The Gateses then filed two amended motions for continuance, in which they reasserted the same allegations as they had in their first continuance motion, but added that the deposition testimony was necessary because appellees had at that time asserted good-faith-immunity defenses. The Gateses also filed a “motion for qualified immunity discovery,” in which they sought to depose the three affiants on matters relating to good faith. The Gateses’ written continuance motion offered no other explanation of why these affiants’ depositions were necessary on what appellees claimed were the threshold issues of duty and immunity. The trial court denied the Gateses’ amended continuance motions in writing.

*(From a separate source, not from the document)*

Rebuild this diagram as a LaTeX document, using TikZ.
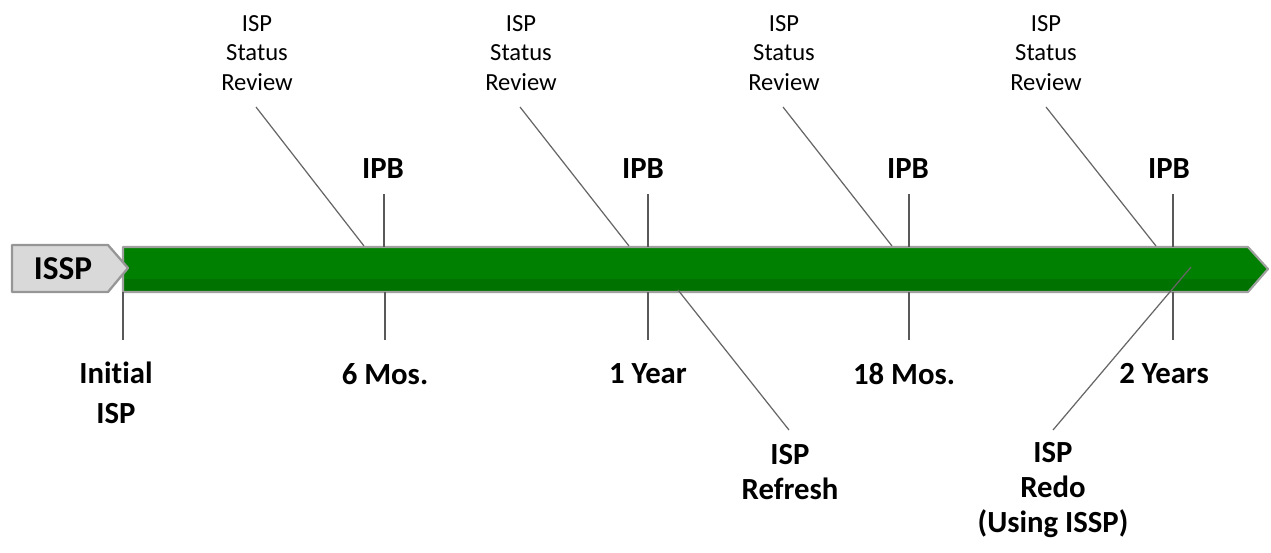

We hold that the trial court did not abuse its discretion in denying the Gateses’ motions for continuance. First, appellees withdrew their qualified-immunity defense in response to the Gateses’ motion for qualified-immunity discovery, and, in the final summary-judgment hearing, appellees withdrew any summary-judgment ground based on good-faith qualified-immunity. Once appellees had abandoned their qualified-immunity summary-judgment grounds, the principal rationale that the Gateses had offered in their written continuance motions as to the depositions’ necessity no longer applied, and the trial court would not have abused its discretion if it so concluded. Second, the trial court would not have abused its discretion if it concluded that the other specific materiality argument that the Gateses made—that they needed to explore appellees’ motivations for asking M.G. and D.G. these questions—was irrelevant to resolving the summary judgment’s governmental immunity and duty grounds. As for the latter ground, because all evidence indicated that the complained-of questions were a standard part of abuse investigations (and the Gateses did not complain that they needed a continuance to explore whether such questions were standard in abuse investigations), the trial court would not have abused its discretion if it concluded that it was irrelevant what motivated appellees to ask these questions of M.G. and D.G., but not A.G., in this particular case.
For these reasons, we hold that the trial court did not abuse its discretion in denying the Gateses’ motions for continuance. Accordingly, we overrule the Gateses’ seventh issue.
Conclusion
We affirm the judgment of the trial court.
Tim Taft
Justice
Panel consists of Justices Taft, Alcala, and Higley.